[Items listed in a dataset]
((

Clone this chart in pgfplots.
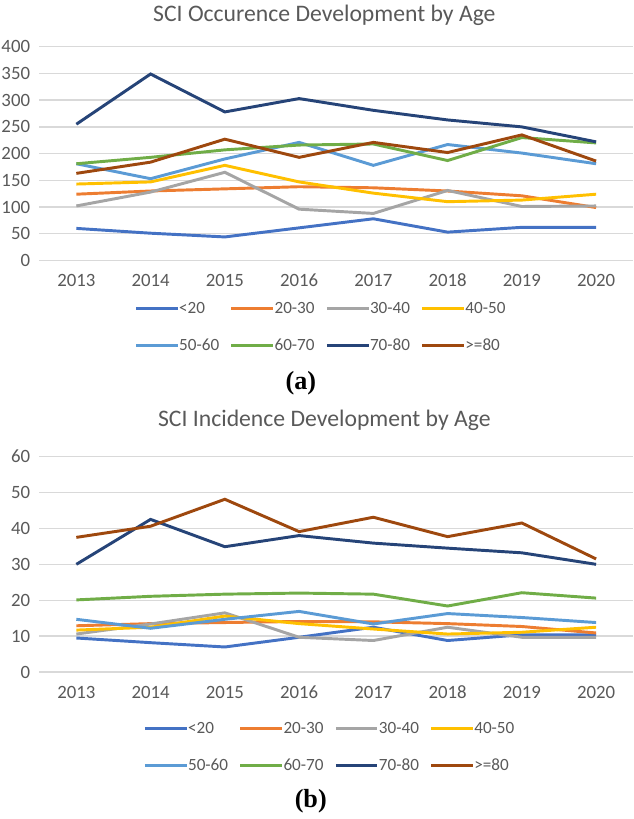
\documentclass[border=0pt]{standalone}
\usepackage{pgfplots}
\usepackage{pgfplotstable}
\pgfplotsset{compat=1.18}
\usepackage{fontspec}
\setmainfont{Carlito}
\newfontfamily\capfont{Liberation Serif}

\definecolor{c1}{HTML}{4472C4}
\definecolor{c2}{HTML}{ED7D31}
\definecolor{c3}{HTML}{A5A5A5}
\definecolor{c4}{HTML}{FFC000}
\definecolor{c5}{HTML}{5B9BD5}
\definecolor{c6}{HTML}{70AD47}
\definecolor{c7}{HTML}{264478}
\definecolor{c8}{HTML}{9E480E}
\definecolor{txt}{HTML}{595959}
\definecolor{gridc}{HTML}{D9D9D9}

\newcommand\legbox[1]{\makebox[29.5pt][l]{\hspace*{-0.8pt}#1}}

% columns: <20, 20-30, 30-40, 40-50, 50-60, 60-70, 70-80, >=80
\pgfplotstableread{
x  a   b   c   d   e   f   g   h
0  60  124 102 143 181 181 255 163
1  51  130 128 147 153 193 349 184
2  44  134 165 178 190 207 278 227
3  61  138 96  147 221 216 303 193
4  78  136 88  126 178 218 281 221
5  53  130 131 110 217 187 263 202
6  62  121 101 113 201 230 250 235
7  62  99  102 124 181 220 222 186
}\occ

\pgfplotstableread{
x  a    b    c    d    e    f    g    h
0  9.5  12.9 10.6 11.7 14.7 20.1 30.0 37.5
1  8.2  13.5 13.4 12.5 12.2 21.1 42.5 40.6
2  7.0  13.8 16.5 15.6 14.7 21.7 34.9 48.1
3  9.7  14.1 9.7  13.5 16.9 22.0 38.0 39.1
4  12.5 14.0 8.8  12.0 13.4 21.7 35.9 43.1
5  8.8  13.5 12.5 10.6 16.3 18.4 34.5 37.7
6  10.4 12.7 9.7  11.1 15.2 22.1 33.2 41.5
7  10.4 10.9 9.7  12.5 13.8 20.6 30.0 31.5
}\inc

\pgfplotsset{
  agechart/.style={
    scale only axis,
    width=363.6pt,
    xmin=-0.5, xmax=7.5,
    xtick={0,1,2,3,4,5,6,7},
    xticklabels={2013,2014,2015,2016,2017,2018,2019,2020},
    axis line style={draw=none},
    major tick length=0pt,
    ymajorgrids,
    grid style={gridc, line width=0.9pt},
    tick label style={font=\fontsize{11.5}{13}\selectfont, text=txt, inner sep=0pt},
    xticklabel style={anchor=center, yshift=-12.3pt},
    yticklabel style={anchor=east, xshift=-5.4pt},
    /pgf/number format/assume math mode=true,
    title style={font=\fontsize{14.5}{16}\selectfont, text=txt, anchor=center, at={(0.48,1)}},
    legend columns=4,
    legend cell align=left,
    legend style={draw=none, fill=none, anchor=north west,
      font=\fontsize{10.5}{12}\selectfont, text=txt,
      nodes={inner xsep=0.8pt, inner ysep=1.5pt},
      row sep=11pt, inner sep=0pt,
      /tikz/every odd column/.append style={column sep=0pt}},
    legend image code/.code={\draw[#1] (0pt,0pt) -- (25.5pt,0pt);},
    every axis plot/.append style={line width=1.8pt, mark=none},
  }
}

\begin{document}
\begin{tikzpicture}
\path (0pt,0pt) rectangle (387.6pt,-491.4pt);

\begin{axis}[agechart,
  at={(24pt,-20.4pt)}, anchor=north west,
  height=130.8pt,
  ymin=0, ymax=400, ytick={0,50,...,400},
  title={SCI Occurence Development by Age},
  title style={yshift=13pt},
  legend style={at={(0.16,-0.182)}},
]
\addplot[c1] table[x=x,y=a]{\occ};
\addplot[c2] table[x=x,y=b]{\occ};
\addplot[c3] table[x=x,y=c]{\occ};
\addplot[c4] table[x=x,y=d]{\occ};
\addplot[c5] table[x=x,y=e]{\occ};
\addplot[c6] table[x=x,y=f]{\occ};
\addplot[c7] table[x=x,y=g]{\occ};
\addplot[c8] table[x=x,y=h]{\occ};
\legend{\legbox{<20},\legbox{20-30},\legbox{30-40},\legbox{40-50},\legbox{50-60},\legbox{60-70},\legbox{70-80},\legbox{>=80}}
\end{axis}

\begin{axis}[agechart,
  at={(24pt,-271.2pt)}, anchor=north west,
  height=132pt,
  ymin=0, ymax=60, ytick={0,10,...,60},
  title={SCI Incidence Development by Age},
  title style={yshift=16.2pt},
  legend style={at={(0.175,-0.218)}},
]
\addplot[c1] table[x=x,y=a]{\inc};
\addplot[c2] table[x=x,y=b]{\inc};
\addplot[c3] table[x=x,y=c]{\inc};
\addplot[c4] table[x=x,y=d]{\inc};
\addplot[c5] table[x=x,y=e]{\inc};
\addplot[c6] table[x=x,y=f]{\inc};
\addplot[c7] table[x=x,y=g]{\inc};
\addplot[c8] table[x=x,y=h]{\inc};
\legend{\legbox{<20},\legbox{20-30},\legbox{30-40},\legbox{40-50},\legbox{50-60},\legbox{60-70},\legbox{70-80},\legbox{>=80}}
\end{axis}

\node[font=\capfont\bfseries\fontsize{16}{18}\selectfont] at (184.2pt,-226.5pt) {(a)};
\node[font=\capfont\bfseries\fontsize{16}{18}\selectfont] at (190.2pt,-482.5pt) {(b)};
\end{tikzpicture}
\end{document}
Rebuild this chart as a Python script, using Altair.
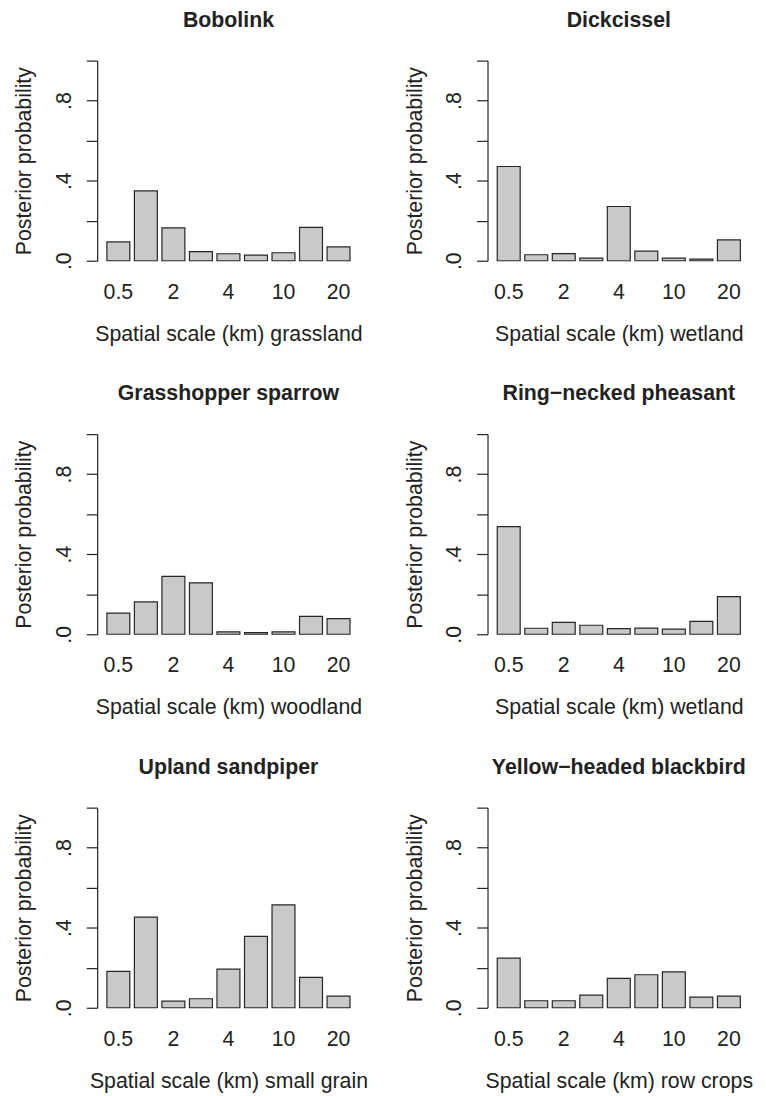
import altair as alt
import pandas as pd

# ---- data ----
species = ["Bobolink", "Dickcissel", "Grasshopper sparrow",
           "Ring−necked pheasant", "Upland sandpiper", "Yellow−headed blackbird"]
landcover = ["grassland", "wetland", "woodland", "wetland", "small grain", "row crops"]
bar_ids = [1, 2, 3, 4, 5, 6, 7, 8, 9]
scale_labels = ["0.5", "", "2", "", "4", "", "10", "", "20"]

prob_bobolink = [0.094, 0.349, 0.164, 0.046, 0.035, 0.028, 0.040, 0.167, 0.069]
prob_dickcissel = [0.471, 0.030, 0.036, 0.013, 0.271, 0.048, 0.013, 0.008, 0.104]
prob_grasshopper = [0.106, 0.162, 0.289, 0.257, 0.012, 0.008, 0.012, 0.089, 0.078]
prob_pheasant = [0.538, 0.030, 0.059, 0.045, 0.028, 0.031, 0.026, 0.064, 0.188]
prob_sandpiper = [0.182, 0.453, 0.033, 0.045, 0.193, 0.357, 0.514, 0.152, 0.058]
prob_blackbird = [0.248, 0.035, 0.035, 0.063, 0.147, 0.165, 0.179, 0.053, 0.058]
all_probs = [prob_bobolink, prob_dickcissel, prob_grasshopper,
             prob_pheasant, prob_sandpiper, prob_blackbird]

y_tick_values = [0.0, 0.2, 0.4, 0.6, 0.8, 1.0]
y_tick_labels = [".0", "", ".4", "", ".8", ""]

# ---- style ----
FONT = "Liberation Sans"
FS = 21.5
INK = "#222222"
W = 265
H = 202

x_shown = [b for b, l in zip(bar_ids, scale_labels) if l]
x_label_expr = " : ".join(
    f"datum.value == {b} ? '{l}'" for b, l in zip(bar_ids, scale_labels) if l
) + " : ''"
y_label_expr = " : ".join(
    f"abs(datum.value - {v}) < 0.001 ? '{l}'" for v, l in zip(y_tick_values, y_tick_labels) if l
) + " : ''"


def panel(name, land, values):
    df = pd.DataFrame({"bar": bar_ids, "prob": values})
    return (
        alt.Chart(df)
        .mark_bar(fill="#c8c9cb", stroke="#262626", strokeWidth=1.2)
        .encode(
            x=alt.X(
                "bar:O",
                scale=alt.Scale(paddingInner=1 / 6, paddingOuter=0.353),
                axis=alt.Axis(
                    values=x_shown,
                    labelExpr=x_label_expr,
                    labelAngle=0,
                    domain=False,
                    ticks=False,
                    tickSize=0,
                    labelPadding=32,
                    labelBaseline="middle",
                    labelAlign="center",
                    labelFont=FONT,
                    labelFontSize=FS,
                    labelColor=INK,
                    labelOverlap=False,
                    title=f"Spatial scale (km) {land}",
                    titleFont=FONT,
                    titleFontSize=FS,
                    titleFontWeight="normal",
                    titleColor=INK,
                    titleX=W / 2,
                    titleY=74,
                    titleAlign="center",
                    titleBaseline="middle",
                ),
            ),
            y=alt.Y(
                "prob:Q",
                scale=alt.Scale(domain=[0, 1], nice=False, zero=True),
                axis=alt.Axis(
                    values=y_tick_values,
                    labelExpr=y_label_expr,
                    labelAngle=270,
                    labelAlign="center",
                    labelBaseline="middle",
                    labelPadding=22,
                    tickSize=11,
                    tickColor=INK,
                    tickWidth=1.2,
                    domainColor=INK,
                    domainWidth=1.2,
                    grid=False,
                    labelFont=FONT,
                    labelFontSize=FS,
                    labelColor=INK,
                    labelOverlap=False,
                    title="Posterior probability",
                    titleFont=FONT,
                    titleFontSize=FS,
                    titleFontWeight="normal",
                    titleColor=INK,
                    titleAngle=270,
                    titleX=-73,
                    titleY=H / 2,
                    titleAlign="center",
                    titleBaseline="middle",
                ),
            ),
        )
        .properties(
            width=W,
            height=H,
            title=alt.TitleParams(
                text=name,
                font=FONT,
                fontSize=FS,
                fontWeight="bold",
                color=INK,
                anchor="middle",
                baseline="middle",
                offset=18,
            ),
        )
    )


panels = [panel(n, l, v) for n, l, v in zip(species, landcover, all_probs)]

chart = (
    alt.concat(*panels, columns=2, spacing={"row": 175, "column": 129}, bounds="flush")
    .properties(padding={"left": 6, "top": -4, "right": 5, "bottom": 5}, background="white")
    .configure_view(stroke=None)
)

chart.save("out.html", embed_options={"renderer": "svg", "actions": False})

))

Extract all lines of the records above that include "this".

§ SOLVED PROBLEM:
Clone this chart in pgfplots.
Rebuild this chart as a Python script, using Altair.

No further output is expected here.